I really feel I want to attend the funeral in one way or another, to show my support and also because I've been so involved with reading up on his situation. But since I am not close to them at all, I don't know what it appropriate and not. I have very little experience with funerals (thank God!). They will have two visitations tomorrow, the first one I will be able to go to if I go right in the beginning of it. Otherwise there is a "Celebration" of his life the day after, that I might also be able to attend. The problem I'm having is that I don't want to do anything offensive, like go to one that might be more for the very close family / friends. Also, I don't want to go to the beginning of the visitation if it should be reserved for the closest ones. But they did announce it to everybody, not giving an indication that one time is set aside for some and not others. So, would I be rude to come right at the beginning of the first visitation (I can't later)? Is that supposed to be mostly close family and friends? And what about the Memorial? Should I attend both, or just one?
post #2 of 6
If they've announced it, such as in the paper, you are welcome at whatever is announced.

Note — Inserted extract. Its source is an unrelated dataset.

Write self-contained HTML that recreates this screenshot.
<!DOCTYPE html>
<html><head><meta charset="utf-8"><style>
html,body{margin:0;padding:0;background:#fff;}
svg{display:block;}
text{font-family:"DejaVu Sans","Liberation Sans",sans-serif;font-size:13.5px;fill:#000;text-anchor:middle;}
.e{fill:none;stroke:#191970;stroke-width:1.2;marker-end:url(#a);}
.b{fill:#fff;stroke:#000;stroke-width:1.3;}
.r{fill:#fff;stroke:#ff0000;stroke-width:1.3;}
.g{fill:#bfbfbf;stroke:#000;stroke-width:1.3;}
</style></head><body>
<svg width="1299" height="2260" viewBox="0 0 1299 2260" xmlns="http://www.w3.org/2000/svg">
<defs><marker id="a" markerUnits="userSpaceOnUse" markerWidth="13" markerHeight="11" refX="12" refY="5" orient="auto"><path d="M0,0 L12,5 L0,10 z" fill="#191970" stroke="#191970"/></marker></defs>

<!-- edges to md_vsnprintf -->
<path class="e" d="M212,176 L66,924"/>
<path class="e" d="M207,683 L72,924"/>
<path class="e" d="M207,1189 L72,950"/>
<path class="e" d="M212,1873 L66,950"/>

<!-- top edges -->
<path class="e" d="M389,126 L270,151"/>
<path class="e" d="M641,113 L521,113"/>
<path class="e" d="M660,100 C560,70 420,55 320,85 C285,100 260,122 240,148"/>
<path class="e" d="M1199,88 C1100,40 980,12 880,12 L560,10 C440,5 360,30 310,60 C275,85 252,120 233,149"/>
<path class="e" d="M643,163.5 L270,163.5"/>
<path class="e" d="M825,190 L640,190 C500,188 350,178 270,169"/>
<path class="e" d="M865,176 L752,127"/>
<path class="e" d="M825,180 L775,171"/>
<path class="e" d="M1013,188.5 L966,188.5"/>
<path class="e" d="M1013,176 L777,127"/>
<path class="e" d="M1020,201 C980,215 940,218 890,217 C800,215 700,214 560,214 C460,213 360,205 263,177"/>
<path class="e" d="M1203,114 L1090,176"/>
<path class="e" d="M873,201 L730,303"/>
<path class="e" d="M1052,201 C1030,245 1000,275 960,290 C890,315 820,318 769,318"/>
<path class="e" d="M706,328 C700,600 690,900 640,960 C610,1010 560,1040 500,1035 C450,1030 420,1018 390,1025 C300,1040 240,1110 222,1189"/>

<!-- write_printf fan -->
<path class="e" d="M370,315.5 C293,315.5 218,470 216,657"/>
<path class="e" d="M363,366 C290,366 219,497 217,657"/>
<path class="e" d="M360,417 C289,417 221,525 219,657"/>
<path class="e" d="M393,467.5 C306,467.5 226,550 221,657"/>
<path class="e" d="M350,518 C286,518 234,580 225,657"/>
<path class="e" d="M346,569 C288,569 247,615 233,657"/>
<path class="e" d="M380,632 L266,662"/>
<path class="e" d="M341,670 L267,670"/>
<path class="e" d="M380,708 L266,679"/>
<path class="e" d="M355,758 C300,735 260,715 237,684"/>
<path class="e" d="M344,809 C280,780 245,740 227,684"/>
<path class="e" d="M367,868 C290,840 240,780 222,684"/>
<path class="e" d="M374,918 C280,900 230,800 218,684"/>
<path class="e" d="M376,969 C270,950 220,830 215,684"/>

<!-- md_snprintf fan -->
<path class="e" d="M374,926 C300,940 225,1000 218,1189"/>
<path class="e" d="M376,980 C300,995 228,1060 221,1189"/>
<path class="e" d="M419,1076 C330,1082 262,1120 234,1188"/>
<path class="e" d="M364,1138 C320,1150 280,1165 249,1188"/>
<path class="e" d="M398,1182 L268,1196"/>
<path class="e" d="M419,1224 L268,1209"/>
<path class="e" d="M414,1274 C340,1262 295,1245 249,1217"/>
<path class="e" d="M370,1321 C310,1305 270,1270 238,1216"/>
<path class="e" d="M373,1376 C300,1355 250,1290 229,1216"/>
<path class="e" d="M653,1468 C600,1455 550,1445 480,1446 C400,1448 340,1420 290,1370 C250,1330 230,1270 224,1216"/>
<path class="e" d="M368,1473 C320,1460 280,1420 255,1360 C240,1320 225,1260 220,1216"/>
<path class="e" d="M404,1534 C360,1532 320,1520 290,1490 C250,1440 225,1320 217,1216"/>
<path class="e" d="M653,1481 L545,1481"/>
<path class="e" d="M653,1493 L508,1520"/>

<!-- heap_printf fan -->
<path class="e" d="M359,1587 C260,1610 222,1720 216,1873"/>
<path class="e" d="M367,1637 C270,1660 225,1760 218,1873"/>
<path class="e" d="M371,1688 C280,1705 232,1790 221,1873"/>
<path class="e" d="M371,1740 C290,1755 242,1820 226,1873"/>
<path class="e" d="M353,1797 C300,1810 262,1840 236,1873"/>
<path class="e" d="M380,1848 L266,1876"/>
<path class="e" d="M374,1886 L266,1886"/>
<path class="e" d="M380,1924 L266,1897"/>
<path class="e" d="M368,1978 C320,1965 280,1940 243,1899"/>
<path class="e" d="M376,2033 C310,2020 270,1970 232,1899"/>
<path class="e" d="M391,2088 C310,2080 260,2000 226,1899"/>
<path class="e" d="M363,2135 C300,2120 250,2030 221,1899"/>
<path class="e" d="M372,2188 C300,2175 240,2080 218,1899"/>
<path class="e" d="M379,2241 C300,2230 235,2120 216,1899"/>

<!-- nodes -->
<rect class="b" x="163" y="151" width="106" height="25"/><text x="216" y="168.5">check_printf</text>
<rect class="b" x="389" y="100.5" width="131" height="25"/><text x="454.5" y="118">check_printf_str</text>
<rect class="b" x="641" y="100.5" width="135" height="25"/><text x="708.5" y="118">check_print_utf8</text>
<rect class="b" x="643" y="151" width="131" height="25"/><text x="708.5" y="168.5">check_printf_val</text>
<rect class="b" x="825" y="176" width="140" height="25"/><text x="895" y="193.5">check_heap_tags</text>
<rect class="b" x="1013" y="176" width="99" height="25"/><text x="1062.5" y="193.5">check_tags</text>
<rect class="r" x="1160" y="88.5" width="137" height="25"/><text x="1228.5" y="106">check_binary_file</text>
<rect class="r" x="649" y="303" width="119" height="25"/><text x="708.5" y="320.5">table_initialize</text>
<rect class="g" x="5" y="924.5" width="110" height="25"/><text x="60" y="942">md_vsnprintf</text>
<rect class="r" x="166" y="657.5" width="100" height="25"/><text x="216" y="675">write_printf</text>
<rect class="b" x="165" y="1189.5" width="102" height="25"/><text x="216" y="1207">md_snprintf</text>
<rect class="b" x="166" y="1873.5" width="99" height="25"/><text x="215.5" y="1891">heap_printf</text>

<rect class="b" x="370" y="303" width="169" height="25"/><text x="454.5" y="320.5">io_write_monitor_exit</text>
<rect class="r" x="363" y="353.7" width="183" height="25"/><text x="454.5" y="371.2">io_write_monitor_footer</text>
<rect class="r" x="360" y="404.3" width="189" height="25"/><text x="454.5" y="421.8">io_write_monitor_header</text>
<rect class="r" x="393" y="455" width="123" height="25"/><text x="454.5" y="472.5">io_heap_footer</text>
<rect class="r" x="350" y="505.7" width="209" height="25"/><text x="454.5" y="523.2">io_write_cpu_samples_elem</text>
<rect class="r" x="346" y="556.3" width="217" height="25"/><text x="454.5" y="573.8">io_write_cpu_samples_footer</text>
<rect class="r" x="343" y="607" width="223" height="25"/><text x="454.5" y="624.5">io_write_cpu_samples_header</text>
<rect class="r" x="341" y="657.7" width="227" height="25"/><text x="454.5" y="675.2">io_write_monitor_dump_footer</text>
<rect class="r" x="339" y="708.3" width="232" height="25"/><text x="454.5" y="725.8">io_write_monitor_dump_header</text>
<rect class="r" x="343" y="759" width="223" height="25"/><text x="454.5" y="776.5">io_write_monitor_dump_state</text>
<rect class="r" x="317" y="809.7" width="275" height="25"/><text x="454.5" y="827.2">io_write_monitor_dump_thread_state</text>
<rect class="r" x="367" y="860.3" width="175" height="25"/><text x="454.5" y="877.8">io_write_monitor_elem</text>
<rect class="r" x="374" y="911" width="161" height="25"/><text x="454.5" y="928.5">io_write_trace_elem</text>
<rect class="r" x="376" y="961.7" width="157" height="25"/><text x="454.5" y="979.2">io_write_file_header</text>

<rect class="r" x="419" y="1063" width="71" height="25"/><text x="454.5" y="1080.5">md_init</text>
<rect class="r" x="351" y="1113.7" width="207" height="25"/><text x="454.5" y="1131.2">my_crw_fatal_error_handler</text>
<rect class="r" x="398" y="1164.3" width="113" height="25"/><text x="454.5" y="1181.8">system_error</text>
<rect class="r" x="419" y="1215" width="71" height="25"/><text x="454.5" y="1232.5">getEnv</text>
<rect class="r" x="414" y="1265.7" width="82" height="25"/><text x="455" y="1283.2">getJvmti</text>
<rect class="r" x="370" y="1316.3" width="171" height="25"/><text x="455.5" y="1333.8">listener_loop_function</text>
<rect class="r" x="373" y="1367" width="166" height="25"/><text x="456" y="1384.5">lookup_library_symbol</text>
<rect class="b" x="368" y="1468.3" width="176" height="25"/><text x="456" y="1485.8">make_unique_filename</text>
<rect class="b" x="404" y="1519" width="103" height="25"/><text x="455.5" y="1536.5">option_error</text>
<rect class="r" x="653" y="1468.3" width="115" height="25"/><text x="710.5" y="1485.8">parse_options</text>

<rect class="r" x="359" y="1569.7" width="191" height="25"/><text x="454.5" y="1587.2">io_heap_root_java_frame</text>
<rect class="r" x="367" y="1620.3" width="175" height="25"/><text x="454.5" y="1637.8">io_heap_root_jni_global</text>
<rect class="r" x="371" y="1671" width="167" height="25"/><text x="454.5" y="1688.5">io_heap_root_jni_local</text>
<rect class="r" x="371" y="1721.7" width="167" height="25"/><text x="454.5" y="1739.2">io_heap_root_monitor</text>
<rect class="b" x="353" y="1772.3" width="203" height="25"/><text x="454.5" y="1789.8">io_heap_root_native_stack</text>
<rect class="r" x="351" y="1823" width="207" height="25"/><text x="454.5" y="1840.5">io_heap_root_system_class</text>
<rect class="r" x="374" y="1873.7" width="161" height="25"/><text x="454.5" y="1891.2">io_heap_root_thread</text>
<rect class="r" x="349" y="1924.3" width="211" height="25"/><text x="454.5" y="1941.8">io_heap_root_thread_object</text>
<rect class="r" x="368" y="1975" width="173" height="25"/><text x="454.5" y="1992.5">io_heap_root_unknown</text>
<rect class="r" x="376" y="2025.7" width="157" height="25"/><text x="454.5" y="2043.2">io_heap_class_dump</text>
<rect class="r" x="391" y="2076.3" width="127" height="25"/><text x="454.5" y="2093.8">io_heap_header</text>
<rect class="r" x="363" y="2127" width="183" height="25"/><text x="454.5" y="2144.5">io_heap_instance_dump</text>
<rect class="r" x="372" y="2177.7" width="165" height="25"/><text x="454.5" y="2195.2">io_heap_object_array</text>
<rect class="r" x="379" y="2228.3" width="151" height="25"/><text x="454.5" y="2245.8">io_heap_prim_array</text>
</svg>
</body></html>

All the funerals I've been at, the viewing and funeral were for anyone, and then the close family and friends went out to the gravesite. Or the cremation.

I once went to the funeral of a friend's dad. Hardly anyone else came, and my friend was so glad that we had come to support her. It meant alot to her that we had come, even though we weren't specifically invited.

Then again, at my grandma's funeral, a bunch of people who sort of knew her second husband came and it was kind of offensive, especially as he had been dead for years.

Why don't you ask you SIL, who likely knows better the wishes of the widow, what would be more appropriate to go to? To me, the viewing tends to be where you go if you just want to wish the widow and her family well and offer your condolences.
post #3 of 6
what Zissou'sMom said.
if the paper listed it as public, then anyone can show up for the viewing.
Unless i am faimly or a friend i never go to the gravesite.
post #4 of 6
Yeah I agree,If the family wanted privacy they would have said 'close freinds and family only' when they placed the notice in the paper.
post #5 of 6
Basically, if a published announcement doesn't include any restrictions, such as "Family and close friends only", then anyone who wishes to attend may. But, since your SIL is close to the family, checking with her would probably be a good idea.
post #6 of 6
Thread Starter 
Thank you so much! I actually saw this announcement in the blog that they have, one that has been primarily about his condition.
But when I found his obituary (sp?) in the paper, it only listed the viewing, and it said nothing about the memorial. So I take it that the memorial is privat. I'll attend one of the viewings today since that was announced in the paper, with no restrictions.

Thank you for your help in this, it helped clarifying it for me.